The research has been conducted under a 4 1/2 year, $4 million contract with the Office of Naval Research. The interdisciplinary project is now in its third year. The remaining time will be used to develop and implement additional nanostructured coatings. "In the remaining part of the program, it will be exciting to see how much additional potential there is in this new class of coating materials," says Eric Jordan, professor of mechanical engineering.

The area of nanostructured materials and devices has recently become a national initiative. President Clinton announced a commitment of $500 million to their development over a three-year period.

It is highly unusual for a university to conduct a program that involves research, development and technology implementation, Gell says.
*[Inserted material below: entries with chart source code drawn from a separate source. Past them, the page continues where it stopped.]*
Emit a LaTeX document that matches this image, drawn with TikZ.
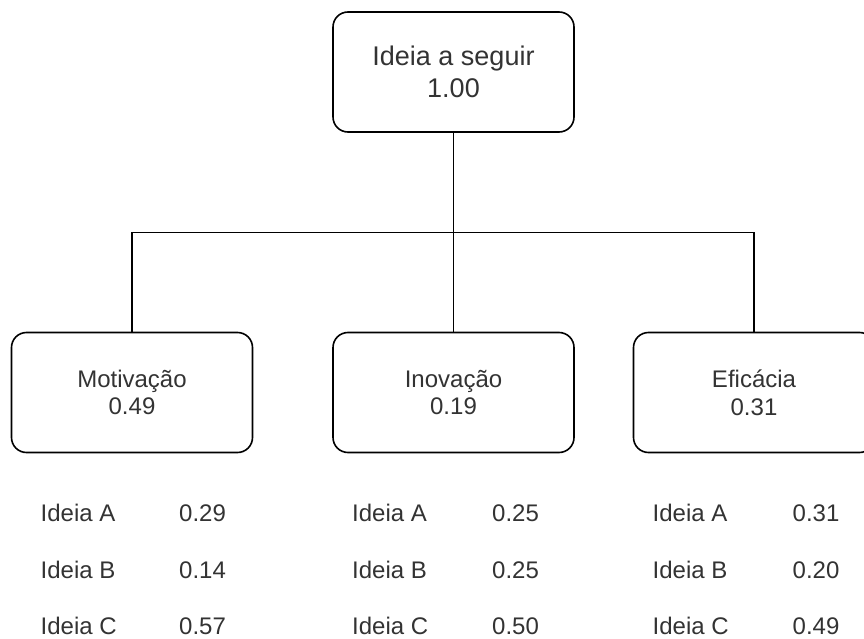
\documentclass[tikz,border=0pt]{standalone}
\usepackage{fontspec}
\setmainfont{Liberation Sans}
\definecolor{txt}{HTML}{333333}
\begin{document}
\begin{tikzpicture}[x=1pt,y=-1pt,
  box/.style={draw=black,line width=1.6pt,rounded corners=15pt,fill=white,
    minimum width=241pt,minimum height=120pt,inner sep=0pt,align=center,
    text=txt,font=\fontsize{24}{27.7}\selectfont},
  topbox/.style={box,font=\fontsize{27}{31.7}\selectfont},
  cell/.style={inner sep=0pt,anchor=base west,text=txt,font=\fontsize{24}{28}\selectfont},
  link/.style={draw=black,line width=1.6pt}]
\clip (0,0) rectangle (864,639);
\fill[white] (0,0) rectangle (864,639);
\node[topbox] (top) at (453.5,72) {Ideia a seguir\\1.00};
\node[box] (mot) at (132,392.5) {Motivação\\0.49};
\node[box] (ino) at (453.5,392.5) {Inovação\\0.19};
\node[box] (efi) at (754,392.5) {Eficácia\\0.31};
\coordinate (j) at (453.5,232.5);
\draw[link] (top.south) -- (j);
\draw[link] (j) -| (mot.north);
\draw[link] (j) -- (ino.north);
\draw[link] (j) -| (efi.north);
% table rows
\foreach \n/\lx/\vx/\a/\b/\c in {m/40.5/179/0.29/0.14/0.57, i/352/492/0.25/0.25/0.50, e/652.5/792.5/0.31/0.20/0.49}{
  \node[cell] (\n A) at (\lx,521.8) {Ideia A};
  \node[cell] (\n Av) at (\vx,521.8) {\a};
  \node[cell] (\n B) at (\lx,578.2) {Ideia B};
  \node[cell] (\n Bv) at (\vx,578.2) {\b};
  \node[cell] (\n C) at (\lx,634.4) {Ideia C};
  \node[cell] (\n Cv) at (\vx,634.4) {\c};
}
\end{tikzpicture}
\end{document}
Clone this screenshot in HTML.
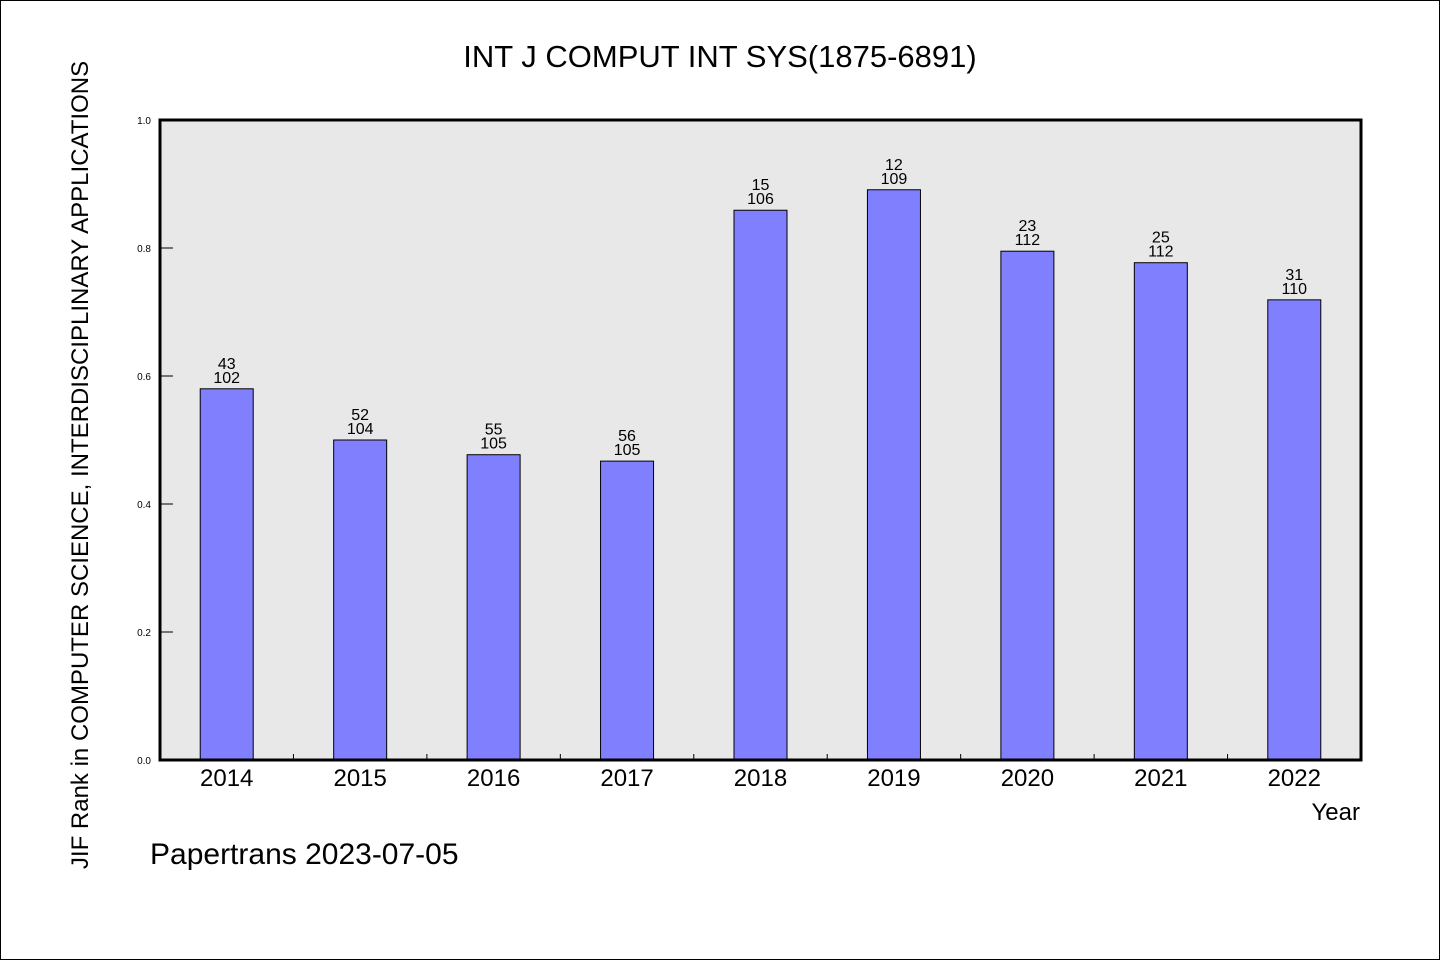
<!DOCTYPE html>
<html><head><meta charset="utf-8"><style>
html,body{margin:0;padding:0;background:#fff;}
svg{display:block;}
.h{font-family:"WenQuanYi Zen Hei","Liberation Sans",sans-serif;}
.s{font-family:"Liberation Sans",sans-serif;}
</style></head><body>
<svg id="chart" width="1440" height="960" xmlns="http://www.w3.org/2000/svg">
<rect x="0.5" y="0.5" width="1439" height="959" fill="#fff" stroke="#000"/>
<text class="h" x="720" y="67" font-size="31" text-anchor="middle">INT J COMPUT INT SYS(1875-6891)</text>
<text class="h" transform="translate(88,465) rotate(-90)" font-size="24" text-anchor="middle">JIF Rank in COMPUTER SCIENCE, INTERDISCIPLINARY APPLICATIONS</text>
<rect x="160" y="120" width="1201" height="640" fill="#e8e8e8"/>
<g id="bars"></g>
<g id="ticks"></g>
<rect x="160" y="120" width="1201" height="640" fill="none" stroke="#000" stroke-width="3"/>
<text class="h" x="1360" y="820" font-size="24" text-anchor="end">Year</text>
<text class="h" x="150" y="864" font-size="30">Papertrans 2023-07-05</text>
</svg>
<script>
const years = ["2014","2015","2016","2017","2018","2019","2020","2021","2022"];
const values = [0.580,0.500,0.477,0.467,0.859,0.891,0.795,0.777,0.719];
const ranks = ["43","52","55","56","15","12","23","25","31"];
const totals = ["102","104","105","105","106","109","112","112","110"];
const yTicks = [0,0.2,0.4,0.6,0.8,1.0];
const yTickLabels = ["0.0","0.2","0.4","0.6","0.8","1.0"];

const NS="http://www.w3.org/2000/svg";
const L=160,R=1361,T=120,B=760;
const bw=(R-L)/years.length;
const y=v=>B-(B-T)*v;
const x=i=>L+bw*(i+0.5);
function mk(t,a){const e=document.createElementNS(NS,t);for(const k in a)e.setAttribute(k,a[k]);return e;}
const bars=document.getElementById('bars'),ticks=document.getElementById('ticks');
years.forEach((yr,i)=>{
  const cx=x(i),top=y(values[i]);
  const r=mk('rect',{x:cx-26.5,y:top,width:53,height:B-top,fill:'#8080ff',stroke:'#000','stroke-width':1});
  
  
  bars.appendChild(r);
  const t1=mk('text',{x:cx,y:top-20,'font-size':16,'text-anchor':'middle',class:'h'});
  t1.textContent=ranks[i];
  
  
  bars.appendChild(t1);
  const t2=mk('text',{x:cx,y:top-6,'font-size':16,'text-anchor':'middle',class:'h'});
  t2.textContent=totals[i];
  
  
  bars.appendChild(t2);
  const xl=mk('text',{x:cx,y:786,'font-size':24,'text-anchor':'middle',class:'s'});
  xl.textContent=yr;
  
  
  ticks.appendChild(xl);
  if(i>0){
    const tk=mk('line',{x1:L+bw*i,x2:L+bw*i,y1:B,y2:B-6,stroke:'#000','stroke-width':1});
    
    
    ticks.appendChild(tk);
  }
});
yTicks.forEach((v,i)=>{
  const yy=y(v);
  const tk=mk('line',{x1:L,x2:L+13,y1:yy,y2:yy,stroke:'#000','stroke-width':1});
  
  
  ticks.appendChild(tk);
  const tl=mk('text',{x:151,y:yy+4,'font-size':10,'text-anchor':'end',class:'s'});
  tl.textContent=yTickLabels[i];
  
  
  ticks.appendChild(tl);
});
</script>
</body></html>
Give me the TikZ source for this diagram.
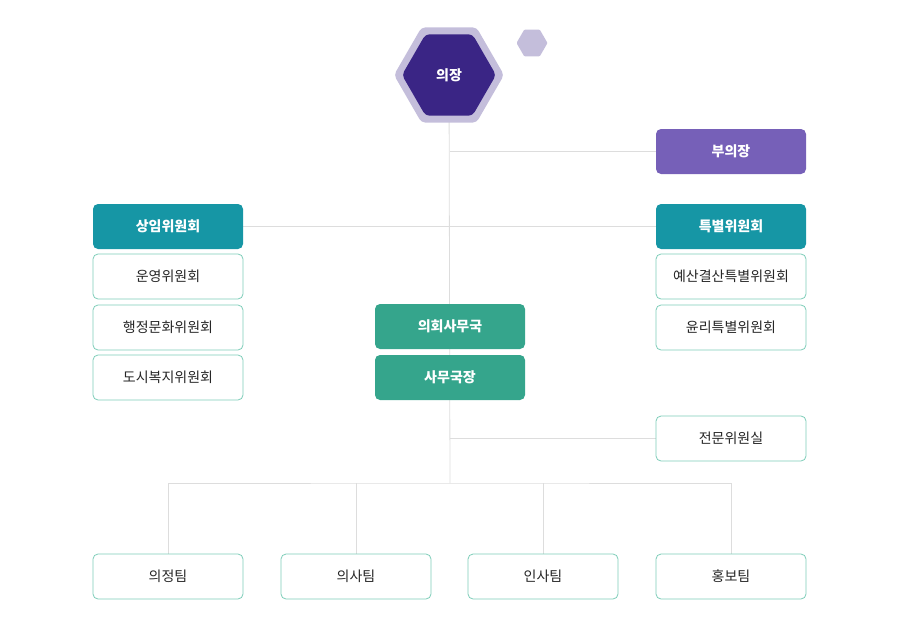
\documentclass[tikz,border=0pt]{standalone}
\usepackage{fontspec}
\setmainfont{Noto Sans CJK KR}
\usetikzlibrary{positioning, shapes.geometric, backgrounds}
\definecolor{hexdark}{HTML}{3A2585}
\definecolor{hexlight}{HTML}{C4BEDB}
\definecolor{vicecol}{HTML}{7660B8}
\definecolor{teal}{HTML}{1696A5}
\definecolor{office}{HTML}{35A58C}
\definecolor{edgecol}{HTML}{7ECDB9}
\definecolor{linecol}{HTML}{DDDDDD}
\tikzset{
    filled/.style={rectangle, rounded corners=5pt, minimum width=150pt, minimum height=45pt, text=white, font=\fontsize{14pt}{16pt}\selectfont\bfseries, inner sep=0pt},
    unit/.style={rectangle, rounded corners=5pt, draw=edgecol, line width=0.8pt, fill=white, minimum width=150pt, minimum height=45pt, text=black!85, font=\fontsize{14pt}{16pt}\selectfont, inner sep=0pt},
    hex/.style={regular polygon, regular polygon sides=6, inner sep=0pt, rounded corners=4pt},
    link/.style={draw=linecol, line width=0.8pt}
}
\begin{document}
\begin{tikzpicture}[x=1pt, y=-1pt]
    \useasboundingbox (0,0) rectangle (897,642);
    % chair
    \node[hex, fill=hexlight, minimum size=110pt] (ChairOut) at (449,75) {};
    \node[hex, fill=hexdark, minimum size=94pt, text=white, font=\fontsize{14pt}{16pt}\selectfont\bfseries] (Chair) at (449,75) {의장};
    \node[hex, fill=hexlight, minimum size=31pt, rounded corners=1pt] (Deco) at (532,43) {};

    \node[filled, fill=vicecol] (Vice) at (731,151.5) {부의장};
    \node[filled, fill=teal] (Standing) at (168,226.5) {상임위원회};
    \node[filled, fill=teal] (Special) at (731,226.5) {특별위원회};

    \node[unit] (Steer) at (168,276.5) {운영위원회};
    \node[unit] (Admin) at (168,327.5) {행정문화위원회};
    \node[unit] (Welfare) at (168,377.5) {도시복지위원회};
    \node[unit] (Budget) at (731,276.5) {예산결산특별위원회};
    \node[unit] (Ethics) at (731,327.5) {윤리특별위원회};

    \node[filled, fill=office] (Office) at (450,326.5) {의회사무국};
    \node[filled, fill=office] (Head) at (450,377.5) {사무국장};
    \node[unit] (Expert) at (731,438.5) {전문위원실};

    \node[unit] (TeamA) at (168,576.5) {의정팀};
    \node[unit] (TeamB) at (356,576.5) {의사팀};
    \node[unit] (TeamC) at (543,576.5) {인사팀};
    \node[unit] (TeamD) at (731,576.5) {홍보팀};

    \coordinate (Hub) at (450,483);
    \begin{scope}[on background layer]
        \draw[link] (ChairOut.center) -- (Hub);
        \draw[link] (Vice.west) -- (Vice.west -| Hub);
        \draw[link] (Standing.east) -- (Special.west);
        \draw[link] (Expert.west) -- (Expert.west -| Hub);
        \draw[link] (TeamA.north) |- (Hub) -| (TeamD.north);
        \draw[link] (TeamB.north) -- (TeamB.north |- Hub);
        \draw[link] (TeamC.north) -- (TeamC.north |- Hub);
    \end{scope}
\end{tikzpicture}
\end{document}
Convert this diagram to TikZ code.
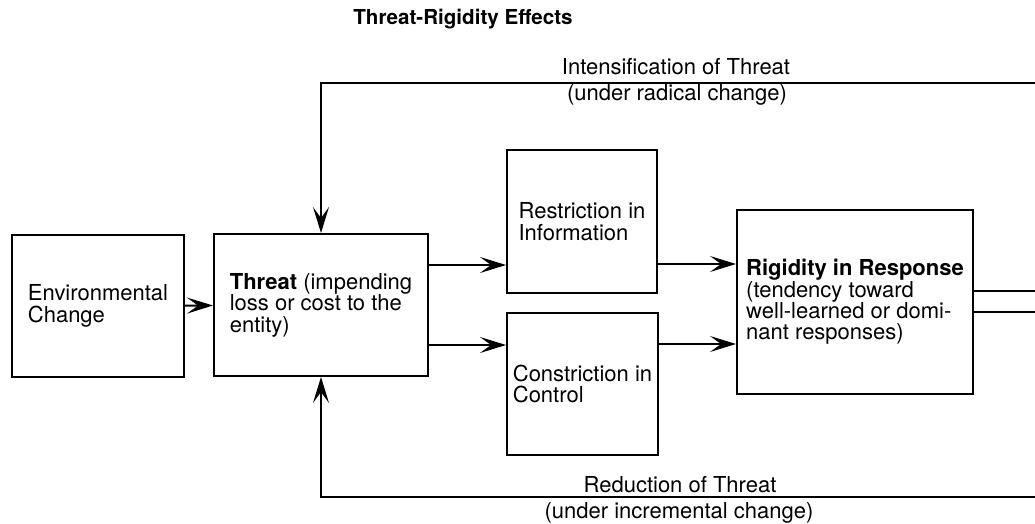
\documentclass[tikz,border=0pt]{standalone}
\usepackage{fontspec}
\setmainfont{TeX Gyre Heros}
\usetikzlibrary{arrows.meta}

\tikzset{
	block/.style={draw, line width=1pt, align=left, inner sep=0pt, font=\fontsize{11}{10.7}\selectfont},
	flow/.style={line width=1pt, -{Stealth[length=13pt, width=8pt, inset=5.5pt]}},
	plain/.style={line width=1pt},
	lbl/.style={font=\fontsize{11}{13}\selectfont, inner sep=0pt, anchor=base},
}

\begin{document}
\begin{tikzpicture}[x=0.5pt, y=-0.5pt]
	\useasboundingbox (0,0) rectangle (1035,524);
	\node[lbl, font=\bfseries\fontsize{10.3}{12}\selectfont] (title) at (463,25) {Threat-Rigidity Effects};
	% boxes
	\node[block, minimum width=86pt, minimum height=71pt] (env) at (98,306) {Environmental\\Change};
	\node[block, minimum width=107pt, minimum height=71pt] (threat) at (321,305) {\textbf{Threat} (impending\\loss or cost to the\\entity)};
	\node[block, minimum width=75pt, minimum height=71.5pt] (restr) at (582,221.5) {Restriction in\\Information};
	\node[block, minimum width=75.5pt, minimum height=71pt] (constr) at (582.5,384) {Constriction in\\Control};
	\node[block, minimum width=118pt, minimum height=92pt] (rigid) at (855,302) {\textbf{Rigidity in Response}\\(tendency toward\\well-learned or domi-\\nant responses)};
	% right edge of the page
	\coordinate (topR) at (1035,83);
	\coordinate (midR) at (1035,302);
	\coordinate (botR) at (1035,497);
	% forward flow
	\draw[flow] (env) -- (threat);
	\draw[flow] ([yshift=20pt]threat.east) -- ([yshift=20pt]threat.east -| restr.west);
	\draw[flow] ([yshift=-20pt]threat.east) -- ([yshift=-20pt]threat.east -| constr.west);
	\draw[flow] ([yshift=19pt]rigid.west -| restr.east) -- ([yshift=19pt]rigid.west);
	\draw[flow] ([yshift=-21pt]rigid.west -| constr.east) -- ([yshift=-21pt]rigid.west);
	\foreach \dy in {5.5pt, -5pt}
		\draw[plain] ([yshift=\dy]rigid.east) -- ([yshift=\dy]midR);
	% feedback loops
	\draw[flow] (topR) -- (threat.north |- topR) -- (threat.north);
	\draw[flow] (botR) -- (threat.south |- botR) -- (threat.south);
	\node[lbl] (intens) at (676,75) {Intensification of Threat};
	\node[lbl] (radical) at (677,101) {(under radical change)};
	\node[lbl] (reduct) at (680,492) {Reduction of Threat};
	\node[lbl] (increm) at (679,518) {(under incremental change)};
\end{tikzpicture}
\end{document}
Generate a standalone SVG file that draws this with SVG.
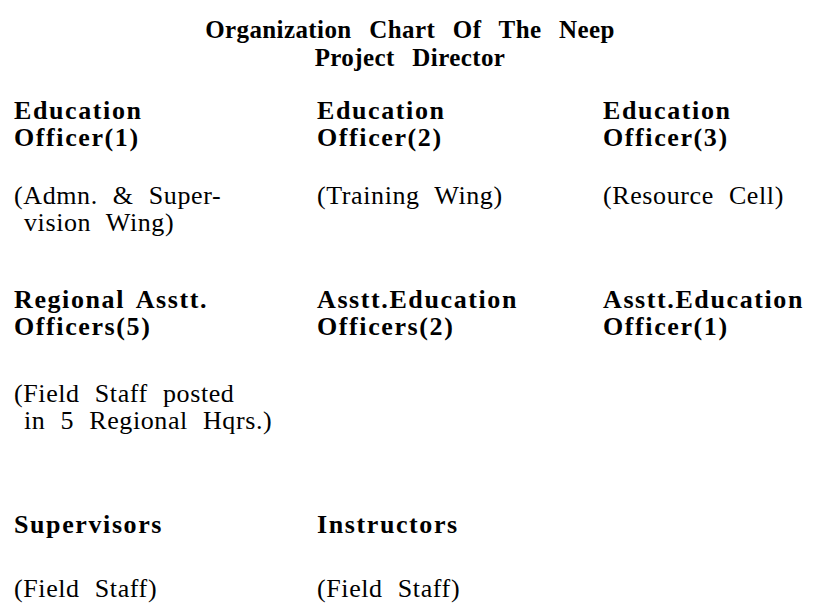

The project was conducted with a multidisciplinary team led by Gell, and included faculty members Leon Shaw and Nitin Padture, of the Department of Metallurgy and Materials Engineering; and Jordan, Baki Cetegen and Ted Bergman, from the Department of Mechanical Engineering.

"This project is possible because of the availability of a sufficiently large group of quality faculty and the availability of modern facilities at the Institute of Materials Science and the Advanced Technology Institute," says Jordan. "Projects like this are one type of return on the investments made by the state in UConn, and future projects will depend on continued investment."

The nanostructured powder processing procedures were originally developed and patented by UConn, and an exclusive license was purchased by Inframat Corp., a small Connecticut company headquartered in North Haven. Inframat performed the critical processing of nanostructured powder and the plasma spray of nanostructured coatings, often working side by side with UConn personnel.

The coating has been qualified by the U.S. Navy, based on plasma spray trials of nanostructured coatings conducted at a Navy-approved supplier. The mechanical and environmental properties obtained in these Navy qualification trials duplicated the outstanding results obtained at UConn, Gell says. The Navy is now plasma spraying these coatings on a number of components for shipboard and submarine application.